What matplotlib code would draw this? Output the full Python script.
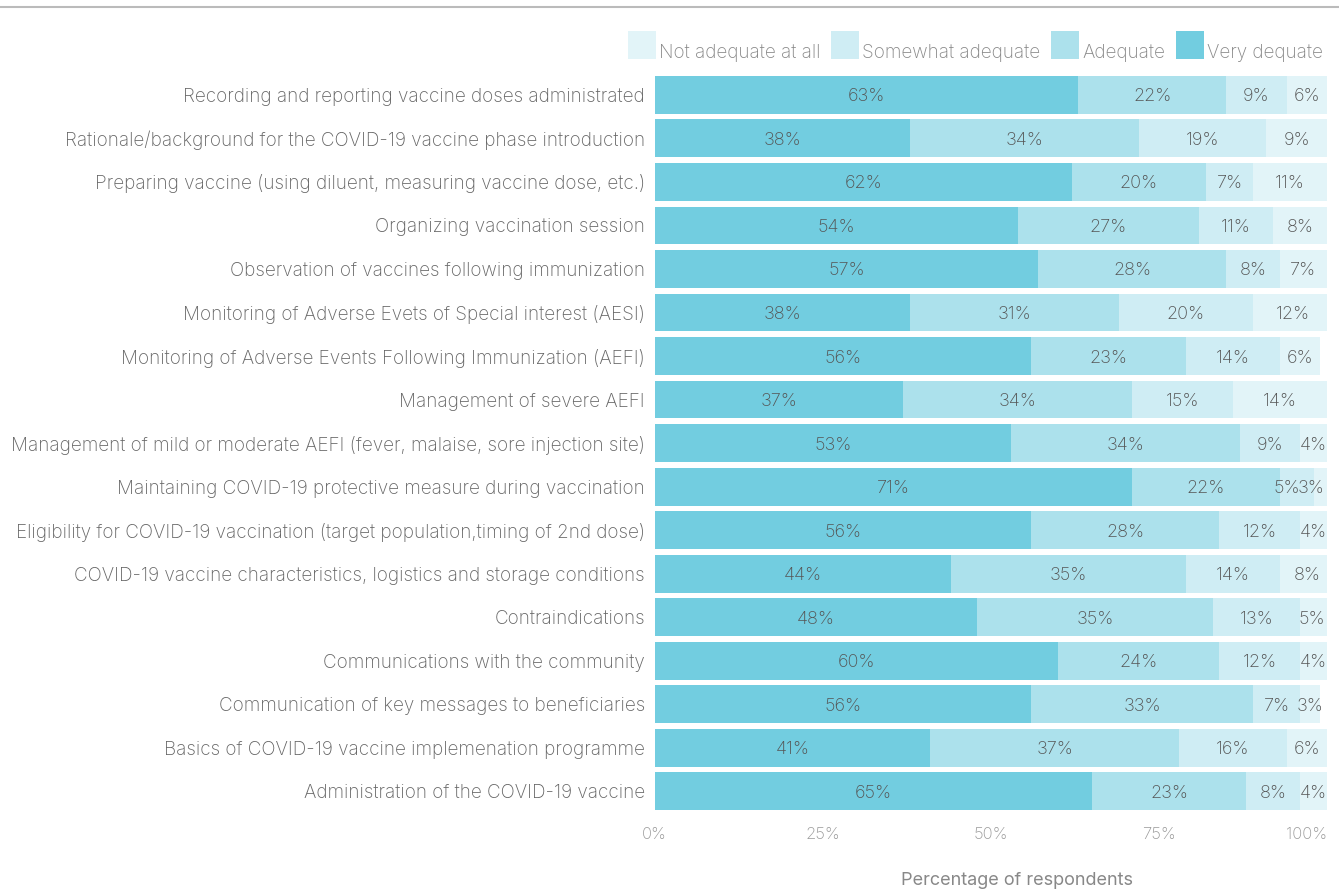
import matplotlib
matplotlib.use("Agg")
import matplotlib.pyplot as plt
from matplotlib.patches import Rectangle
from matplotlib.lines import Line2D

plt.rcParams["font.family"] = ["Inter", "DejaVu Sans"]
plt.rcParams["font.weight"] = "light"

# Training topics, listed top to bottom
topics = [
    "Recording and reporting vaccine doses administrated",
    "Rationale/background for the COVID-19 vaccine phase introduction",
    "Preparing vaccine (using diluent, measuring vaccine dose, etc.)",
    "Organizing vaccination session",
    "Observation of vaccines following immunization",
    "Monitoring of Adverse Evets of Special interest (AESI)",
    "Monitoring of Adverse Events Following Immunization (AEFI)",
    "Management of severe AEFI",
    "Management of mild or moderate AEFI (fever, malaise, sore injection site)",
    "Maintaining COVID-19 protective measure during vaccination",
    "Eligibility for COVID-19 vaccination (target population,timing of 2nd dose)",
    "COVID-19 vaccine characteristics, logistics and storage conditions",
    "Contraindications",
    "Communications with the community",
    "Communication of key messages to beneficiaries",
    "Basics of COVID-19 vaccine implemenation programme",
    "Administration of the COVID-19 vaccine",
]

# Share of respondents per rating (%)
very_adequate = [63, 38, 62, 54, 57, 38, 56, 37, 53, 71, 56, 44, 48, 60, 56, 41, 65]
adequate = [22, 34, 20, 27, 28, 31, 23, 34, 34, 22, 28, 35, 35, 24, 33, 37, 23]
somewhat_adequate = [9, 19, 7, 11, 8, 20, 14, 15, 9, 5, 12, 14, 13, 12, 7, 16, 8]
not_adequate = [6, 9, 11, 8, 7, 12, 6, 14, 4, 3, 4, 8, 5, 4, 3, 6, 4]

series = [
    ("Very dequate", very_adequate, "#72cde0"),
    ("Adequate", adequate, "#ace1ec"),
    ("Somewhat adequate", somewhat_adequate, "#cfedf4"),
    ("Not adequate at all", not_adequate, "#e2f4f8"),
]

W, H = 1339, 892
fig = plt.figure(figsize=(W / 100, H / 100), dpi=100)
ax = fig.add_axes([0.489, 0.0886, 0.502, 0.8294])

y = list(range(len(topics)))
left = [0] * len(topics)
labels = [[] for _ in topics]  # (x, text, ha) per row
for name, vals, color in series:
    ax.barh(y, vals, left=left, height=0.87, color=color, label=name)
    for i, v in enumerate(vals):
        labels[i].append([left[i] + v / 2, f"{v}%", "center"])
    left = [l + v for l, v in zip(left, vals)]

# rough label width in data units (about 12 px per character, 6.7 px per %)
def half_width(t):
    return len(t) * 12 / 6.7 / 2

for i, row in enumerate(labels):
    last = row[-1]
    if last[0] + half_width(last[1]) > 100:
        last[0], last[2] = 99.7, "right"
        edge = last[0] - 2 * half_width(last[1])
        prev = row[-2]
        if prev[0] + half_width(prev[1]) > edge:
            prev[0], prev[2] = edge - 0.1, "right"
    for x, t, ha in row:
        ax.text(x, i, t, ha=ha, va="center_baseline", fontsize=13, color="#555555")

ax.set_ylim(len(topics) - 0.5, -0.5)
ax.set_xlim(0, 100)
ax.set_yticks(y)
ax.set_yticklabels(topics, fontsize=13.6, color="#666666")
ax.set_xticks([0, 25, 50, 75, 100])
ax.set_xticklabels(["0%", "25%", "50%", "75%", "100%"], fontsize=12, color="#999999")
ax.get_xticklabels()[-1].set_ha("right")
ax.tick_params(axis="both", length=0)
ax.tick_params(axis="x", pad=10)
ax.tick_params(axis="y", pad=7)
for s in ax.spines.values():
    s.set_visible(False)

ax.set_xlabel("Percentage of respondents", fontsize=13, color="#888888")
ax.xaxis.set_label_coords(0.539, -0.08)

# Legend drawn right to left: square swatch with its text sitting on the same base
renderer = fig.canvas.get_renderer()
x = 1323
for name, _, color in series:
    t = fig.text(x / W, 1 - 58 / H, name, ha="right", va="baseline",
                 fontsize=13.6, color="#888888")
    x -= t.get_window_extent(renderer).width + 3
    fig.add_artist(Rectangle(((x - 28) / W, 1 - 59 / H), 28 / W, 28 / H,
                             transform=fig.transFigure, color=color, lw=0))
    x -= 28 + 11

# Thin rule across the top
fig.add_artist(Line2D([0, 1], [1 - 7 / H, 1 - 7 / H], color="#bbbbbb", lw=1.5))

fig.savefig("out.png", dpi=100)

**WHAT YOU HAVE TO DO**:
Every line from the start of the listing above through the line with "ax = fig.add_axes([0.489, 0.0886, 0.502, 0.8294])" should be repeated exactly; skip the pictures and add nothing else.

**FULL RESPONSE**:
What matplotlib code would draw this? Output the full Python script.
import matplotlib
matplotlib.use("Agg")
import matplotlib.pyplot as plt
from matplotlib.patches import Rectangle
from matplotlib.lines import Line2D

plt.rcParams["font.family"] = ["Inter", "DejaVu Sans"]
plt.rcParams["font.weight"] = "light"

# Training topics, listed top to bottom
topics = [
    "Recording and reporting vaccine doses administrated",
    "Rationale/background for the COVID-19 vaccine phase introduction",
    "Preparing vaccine (using diluent, measuring vaccine dose, etc.)",
    "Organizing vaccination session",
    "Observation of vaccines following immunization",
    "Monitoring of Adverse Evets of Special interest (AESI)",
    "Monitoring of Adverse Events Following Immunization (AEFI)",
    "Management of severe AEFI",
    "Management of mild or moderate AEFI (fever, malaise, sore injection site)",
    "Maintaining COVID-19 protective measure during vaccination",
    "Eligibility for COVID-19 vaccination (target population,timing of 2nd dose)",
    "COVID-19 vaccine characteristics, logistics and storage conditions",
    "Contraindications",
    "Communications with the community",
    "Communication of key messages to beneficiaries",
    "Basics of COVID-19 vaccine implemenation programme",
    "Administration of the COVID-19 vaccine",
]

# Share of respondents per rating (%)
very_adequate = [63, 38, 62, 54, 57, 38, 56, 37, 53, 71, 56, 44, 48, 60, 56, 41, 65]
adequate = [22, 34, 20, 27, 28, 31, 23, 34, 34, 22, 28, 35, 35, 24, 33, 37, 23]
somewhat_adequate = [9, 19, 7, 11, 8, 20, 14, 15, 9, 5, 12, 14, 13, 12, 7, 16, 8]
not_adequate = [6, 9, 11, 8, 7, 12, 6, 14, 4, 3, 4, 8, 5, 4, 3, 6, 4]

series = [
    ("Very dequate", very_adequate, "#72cde0"),
    ("Adequate", adequate, "#ace1ec"),
    ("Somewhat adequate", somewhat_adequate, "#cfedf4"),
    ("Not adequate at all", not_adequate, "#e2f4f8"),
]

W, H = 1339, 892
fig = plt.figure(figsize=(W / 100, H / 100), dpi=100)
ax = fig.add_axes([0.489, 0.0886, 0.502, 0.8294])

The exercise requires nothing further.